### DESCRIPTION OF THE TASK
Copy nothing but the part that opens with the line containing "Convert this chart to Chart.js code." and closes with the line containing "const toXY = (arr)". Do not include pictures.

### RECORDED INFORMATION
** Start **

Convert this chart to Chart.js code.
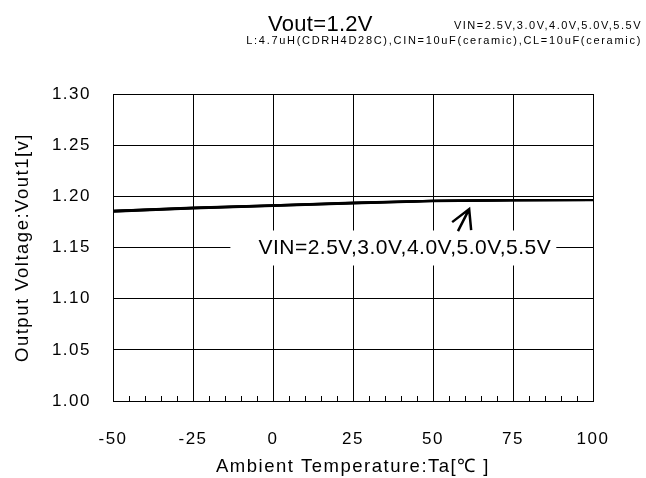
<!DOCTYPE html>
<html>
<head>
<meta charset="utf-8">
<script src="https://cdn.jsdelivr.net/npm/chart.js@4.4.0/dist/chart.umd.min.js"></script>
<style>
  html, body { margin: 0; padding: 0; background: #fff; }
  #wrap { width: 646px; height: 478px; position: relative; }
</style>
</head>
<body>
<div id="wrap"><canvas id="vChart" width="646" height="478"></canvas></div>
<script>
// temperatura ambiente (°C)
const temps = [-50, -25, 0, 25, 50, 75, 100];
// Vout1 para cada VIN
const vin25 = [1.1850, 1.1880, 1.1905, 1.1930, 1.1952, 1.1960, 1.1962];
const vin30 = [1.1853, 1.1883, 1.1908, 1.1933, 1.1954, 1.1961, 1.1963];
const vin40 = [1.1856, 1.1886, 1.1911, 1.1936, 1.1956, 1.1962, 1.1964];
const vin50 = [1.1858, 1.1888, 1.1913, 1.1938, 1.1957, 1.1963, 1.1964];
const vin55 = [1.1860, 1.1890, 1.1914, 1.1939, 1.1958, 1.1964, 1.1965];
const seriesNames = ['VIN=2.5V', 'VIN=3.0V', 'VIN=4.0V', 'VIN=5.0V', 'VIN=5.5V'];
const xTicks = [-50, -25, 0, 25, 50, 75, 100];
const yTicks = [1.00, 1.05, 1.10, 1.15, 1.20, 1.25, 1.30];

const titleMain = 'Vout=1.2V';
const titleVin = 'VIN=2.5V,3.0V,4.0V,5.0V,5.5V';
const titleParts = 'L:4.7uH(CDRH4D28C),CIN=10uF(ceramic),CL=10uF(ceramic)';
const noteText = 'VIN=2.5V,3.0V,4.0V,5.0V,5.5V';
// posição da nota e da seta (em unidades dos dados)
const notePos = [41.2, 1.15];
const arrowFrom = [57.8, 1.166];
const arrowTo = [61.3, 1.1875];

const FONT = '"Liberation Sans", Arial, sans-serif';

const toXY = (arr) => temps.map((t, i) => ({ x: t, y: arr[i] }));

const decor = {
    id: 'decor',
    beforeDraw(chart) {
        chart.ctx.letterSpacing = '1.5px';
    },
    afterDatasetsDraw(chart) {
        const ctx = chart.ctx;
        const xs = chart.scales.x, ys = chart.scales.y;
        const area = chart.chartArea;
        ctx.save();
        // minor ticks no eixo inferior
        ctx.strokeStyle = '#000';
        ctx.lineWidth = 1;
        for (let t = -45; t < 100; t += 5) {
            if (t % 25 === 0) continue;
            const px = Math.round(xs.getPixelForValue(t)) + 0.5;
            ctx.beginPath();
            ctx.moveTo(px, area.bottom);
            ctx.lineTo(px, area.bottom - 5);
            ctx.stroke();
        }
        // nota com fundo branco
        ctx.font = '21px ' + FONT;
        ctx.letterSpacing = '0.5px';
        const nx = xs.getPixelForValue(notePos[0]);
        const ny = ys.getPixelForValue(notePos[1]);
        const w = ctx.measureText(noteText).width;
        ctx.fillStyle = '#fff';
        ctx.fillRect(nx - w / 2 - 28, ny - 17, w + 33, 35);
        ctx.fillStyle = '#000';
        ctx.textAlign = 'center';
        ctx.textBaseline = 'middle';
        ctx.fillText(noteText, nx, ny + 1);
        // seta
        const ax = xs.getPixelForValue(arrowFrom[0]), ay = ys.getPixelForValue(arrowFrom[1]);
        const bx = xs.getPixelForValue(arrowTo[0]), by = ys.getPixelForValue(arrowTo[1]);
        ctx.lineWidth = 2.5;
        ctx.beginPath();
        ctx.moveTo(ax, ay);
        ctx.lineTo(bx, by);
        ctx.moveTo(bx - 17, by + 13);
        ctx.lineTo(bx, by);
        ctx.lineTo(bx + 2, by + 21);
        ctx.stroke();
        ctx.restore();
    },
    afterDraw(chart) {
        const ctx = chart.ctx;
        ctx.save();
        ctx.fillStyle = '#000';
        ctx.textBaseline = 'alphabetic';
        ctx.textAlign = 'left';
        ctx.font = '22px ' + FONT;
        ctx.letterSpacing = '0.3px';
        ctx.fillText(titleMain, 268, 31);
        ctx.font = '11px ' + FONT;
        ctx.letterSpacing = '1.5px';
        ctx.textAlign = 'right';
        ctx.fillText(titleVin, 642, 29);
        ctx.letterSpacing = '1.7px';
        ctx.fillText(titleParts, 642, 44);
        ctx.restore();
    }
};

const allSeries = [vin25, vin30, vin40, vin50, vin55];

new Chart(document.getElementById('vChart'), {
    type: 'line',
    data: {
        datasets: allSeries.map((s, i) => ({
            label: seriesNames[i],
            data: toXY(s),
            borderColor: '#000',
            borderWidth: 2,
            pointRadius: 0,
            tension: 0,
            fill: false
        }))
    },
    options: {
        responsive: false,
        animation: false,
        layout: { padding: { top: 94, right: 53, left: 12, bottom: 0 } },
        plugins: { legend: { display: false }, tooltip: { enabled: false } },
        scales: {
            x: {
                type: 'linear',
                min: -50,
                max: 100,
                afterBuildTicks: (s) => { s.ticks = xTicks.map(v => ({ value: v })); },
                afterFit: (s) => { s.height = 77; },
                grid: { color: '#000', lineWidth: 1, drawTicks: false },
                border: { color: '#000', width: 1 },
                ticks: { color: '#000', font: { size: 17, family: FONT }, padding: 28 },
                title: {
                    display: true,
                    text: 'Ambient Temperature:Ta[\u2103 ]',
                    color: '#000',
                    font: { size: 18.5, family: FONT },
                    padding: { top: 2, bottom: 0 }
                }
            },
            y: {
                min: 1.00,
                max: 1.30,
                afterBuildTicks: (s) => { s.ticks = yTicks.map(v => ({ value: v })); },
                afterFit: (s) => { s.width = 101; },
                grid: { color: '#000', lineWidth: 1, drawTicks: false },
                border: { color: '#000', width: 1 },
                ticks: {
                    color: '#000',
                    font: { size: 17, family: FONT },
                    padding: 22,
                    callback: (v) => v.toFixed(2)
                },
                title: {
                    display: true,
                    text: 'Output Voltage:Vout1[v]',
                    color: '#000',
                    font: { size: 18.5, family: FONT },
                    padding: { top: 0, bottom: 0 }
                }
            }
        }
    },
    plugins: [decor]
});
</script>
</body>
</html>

** End **
** Start **

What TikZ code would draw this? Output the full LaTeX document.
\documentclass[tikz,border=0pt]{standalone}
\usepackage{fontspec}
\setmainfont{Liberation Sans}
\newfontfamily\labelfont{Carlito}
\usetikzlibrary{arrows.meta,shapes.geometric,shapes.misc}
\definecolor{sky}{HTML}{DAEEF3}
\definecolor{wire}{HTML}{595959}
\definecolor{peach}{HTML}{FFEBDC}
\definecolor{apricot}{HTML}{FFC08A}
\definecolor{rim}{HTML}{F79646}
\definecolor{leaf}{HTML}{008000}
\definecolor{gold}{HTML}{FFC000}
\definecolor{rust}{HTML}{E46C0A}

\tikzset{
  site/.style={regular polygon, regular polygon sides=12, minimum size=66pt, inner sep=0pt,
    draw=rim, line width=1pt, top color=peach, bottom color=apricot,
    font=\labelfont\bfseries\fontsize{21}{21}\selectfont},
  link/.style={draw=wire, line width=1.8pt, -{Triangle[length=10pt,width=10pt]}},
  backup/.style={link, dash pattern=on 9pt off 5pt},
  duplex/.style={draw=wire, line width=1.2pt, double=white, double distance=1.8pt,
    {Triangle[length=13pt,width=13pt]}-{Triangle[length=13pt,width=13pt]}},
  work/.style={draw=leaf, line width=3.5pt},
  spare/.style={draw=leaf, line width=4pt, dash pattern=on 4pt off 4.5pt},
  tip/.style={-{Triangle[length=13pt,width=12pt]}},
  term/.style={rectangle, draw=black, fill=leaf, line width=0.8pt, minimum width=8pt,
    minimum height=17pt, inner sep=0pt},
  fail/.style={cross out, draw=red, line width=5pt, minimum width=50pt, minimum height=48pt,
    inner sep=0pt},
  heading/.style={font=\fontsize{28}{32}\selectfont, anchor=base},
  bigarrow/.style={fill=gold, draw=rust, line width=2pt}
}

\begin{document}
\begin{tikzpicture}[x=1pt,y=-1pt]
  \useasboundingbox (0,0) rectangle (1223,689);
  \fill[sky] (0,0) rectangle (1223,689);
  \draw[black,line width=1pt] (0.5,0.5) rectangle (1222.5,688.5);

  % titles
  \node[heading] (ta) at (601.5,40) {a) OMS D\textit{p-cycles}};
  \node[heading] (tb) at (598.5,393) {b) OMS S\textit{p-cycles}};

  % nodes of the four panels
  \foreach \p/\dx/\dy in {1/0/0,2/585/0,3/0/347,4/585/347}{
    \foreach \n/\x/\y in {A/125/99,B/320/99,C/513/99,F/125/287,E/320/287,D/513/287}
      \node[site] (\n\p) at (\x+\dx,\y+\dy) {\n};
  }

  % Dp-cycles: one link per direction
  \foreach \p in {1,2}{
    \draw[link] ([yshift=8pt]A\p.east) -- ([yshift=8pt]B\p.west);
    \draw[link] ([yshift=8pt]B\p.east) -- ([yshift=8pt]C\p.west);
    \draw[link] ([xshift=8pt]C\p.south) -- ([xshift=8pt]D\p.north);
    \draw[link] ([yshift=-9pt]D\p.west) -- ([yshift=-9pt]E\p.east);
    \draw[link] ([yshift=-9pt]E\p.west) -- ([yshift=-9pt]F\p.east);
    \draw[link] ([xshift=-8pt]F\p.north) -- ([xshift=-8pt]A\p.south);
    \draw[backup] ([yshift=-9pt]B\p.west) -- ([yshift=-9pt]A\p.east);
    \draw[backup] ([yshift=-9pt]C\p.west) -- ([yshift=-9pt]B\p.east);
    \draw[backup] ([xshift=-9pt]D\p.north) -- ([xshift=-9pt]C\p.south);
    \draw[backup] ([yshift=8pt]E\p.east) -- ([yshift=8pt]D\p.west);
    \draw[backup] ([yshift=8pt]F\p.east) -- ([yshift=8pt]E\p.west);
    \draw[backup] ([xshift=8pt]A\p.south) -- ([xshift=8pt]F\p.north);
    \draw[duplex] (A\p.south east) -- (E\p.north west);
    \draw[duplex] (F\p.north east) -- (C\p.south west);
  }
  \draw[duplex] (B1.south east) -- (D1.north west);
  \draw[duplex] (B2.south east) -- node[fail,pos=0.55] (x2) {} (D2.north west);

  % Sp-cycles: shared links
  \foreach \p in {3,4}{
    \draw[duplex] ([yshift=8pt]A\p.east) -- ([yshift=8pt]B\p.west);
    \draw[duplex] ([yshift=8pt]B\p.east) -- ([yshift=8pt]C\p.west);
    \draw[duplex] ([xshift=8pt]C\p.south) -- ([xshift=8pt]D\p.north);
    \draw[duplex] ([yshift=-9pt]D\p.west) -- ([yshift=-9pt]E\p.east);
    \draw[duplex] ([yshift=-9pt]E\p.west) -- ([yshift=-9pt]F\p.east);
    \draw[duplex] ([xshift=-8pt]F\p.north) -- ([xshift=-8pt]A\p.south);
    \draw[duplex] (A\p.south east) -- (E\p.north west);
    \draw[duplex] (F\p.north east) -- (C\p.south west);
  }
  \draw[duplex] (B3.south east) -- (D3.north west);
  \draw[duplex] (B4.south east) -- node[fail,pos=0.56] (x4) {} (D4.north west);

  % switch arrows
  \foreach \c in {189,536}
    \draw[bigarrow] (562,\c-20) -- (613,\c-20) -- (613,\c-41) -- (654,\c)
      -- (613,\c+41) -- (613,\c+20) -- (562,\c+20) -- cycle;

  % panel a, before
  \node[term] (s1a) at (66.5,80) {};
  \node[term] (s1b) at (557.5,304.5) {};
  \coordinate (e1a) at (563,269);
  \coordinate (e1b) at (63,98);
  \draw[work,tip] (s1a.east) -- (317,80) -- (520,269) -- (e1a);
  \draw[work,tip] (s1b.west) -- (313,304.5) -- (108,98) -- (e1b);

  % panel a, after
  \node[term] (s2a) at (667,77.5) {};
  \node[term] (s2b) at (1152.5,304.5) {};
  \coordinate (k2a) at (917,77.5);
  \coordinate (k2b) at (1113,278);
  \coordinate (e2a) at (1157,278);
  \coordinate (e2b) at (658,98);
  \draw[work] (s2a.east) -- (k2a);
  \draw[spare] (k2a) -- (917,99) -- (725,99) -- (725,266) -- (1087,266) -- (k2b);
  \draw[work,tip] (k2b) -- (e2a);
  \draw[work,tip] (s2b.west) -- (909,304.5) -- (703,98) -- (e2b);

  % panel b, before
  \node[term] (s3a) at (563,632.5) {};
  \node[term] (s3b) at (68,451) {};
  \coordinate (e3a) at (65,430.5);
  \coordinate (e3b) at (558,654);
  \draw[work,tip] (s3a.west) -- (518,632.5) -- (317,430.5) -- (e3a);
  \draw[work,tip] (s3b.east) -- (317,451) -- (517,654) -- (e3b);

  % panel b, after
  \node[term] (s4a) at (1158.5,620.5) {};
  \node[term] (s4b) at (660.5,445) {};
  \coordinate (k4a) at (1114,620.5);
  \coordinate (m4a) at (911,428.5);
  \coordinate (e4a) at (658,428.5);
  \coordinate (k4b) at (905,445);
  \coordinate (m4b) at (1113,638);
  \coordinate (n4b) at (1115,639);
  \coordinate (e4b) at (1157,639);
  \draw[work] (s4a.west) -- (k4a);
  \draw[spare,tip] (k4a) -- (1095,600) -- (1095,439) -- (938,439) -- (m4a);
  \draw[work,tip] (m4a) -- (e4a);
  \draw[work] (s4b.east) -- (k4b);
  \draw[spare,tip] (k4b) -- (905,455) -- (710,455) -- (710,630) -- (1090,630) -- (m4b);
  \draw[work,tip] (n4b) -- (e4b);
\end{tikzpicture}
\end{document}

** End **

### PROBLEM SOLUTION
Convert this chart to Chart.js code.
<!DOCTYPE html>
<html>
<head>
<meta charset="utf-8">
<script src="https://cdn.jsdelivr.net/npm/chart.js@4.4.0/dist/chart.umd.min.js"></script>
<style>
  html, body { margin: 0; padding: 0; background: #fff; }
  #wrap { width: 646px; height: 478px; position: relative; }
</style>
</head>
<body>
<div id="wrap"><canvas id="vChart" width="646" height="478"></canvas></div>
<script>
// temperatura ambiente (°C)
const temps = [-50, -25, 0, 25, 50, 75, 100];
// Vout1 para cada VIN
const vin25 = [1.1850, 1.1880, 1.1905, 1.1930, 1.1952, 1.1960, 1.1962];
const vin30 = [1.1853, 1.1883, 1.1908, 1.1933, 1.1954, 1.1961, 1.1963];
const vin40 = [1.1856, 1.1886, 1.1911, 1.1936, 1.1956, 1.1962, 1.1964];
const vin50 = [1.1858, 1.1888, 1.1913, 1.1938, 1.1957, 1.1963, 1.1964];
const vin55 = [1.1860, 1.1890, 1.1914, 1.1939, 1.1958, 1.1964, 1.1965];
const seriesNames = ['VIN=2.5V', 'VIN=3.0V', 'VIN=4.0V', 'VIN=5.0V', 'VIN=5.5V'];
const xTicks = [-50, -25, 0, 25, 50, 75, 100];
const yTicks = [1.00, 1.05, 1.10, 1.15, 1.20, 1.25, 1.30];

const titleMain = 'Vout=1.2V';
const titleVin = 'VIN=2.5V,3.0V,4.0V,5.0V,5.5V';
const titleParts = 'L:4.7uH(CDRH4D28C),CIN=10uF(ceramic),CL=10uF(ceramic)';
const noteText = 'VIN=2.5V,3.0V,4.0V,5.0V,5.5V';
// posição da nota e da seta (em unidades dos dados)
const notePos = [41.2, 1.15];
const arrowFrom = [57.8, 1.166];
const arrowTo = [61.3, 1.1875];

const FONT = '"Liberation Sans", Arial, sans-serif';

const toXY = (arr) => temps.map((t, i) => ({ x: t, y: arr[i] }));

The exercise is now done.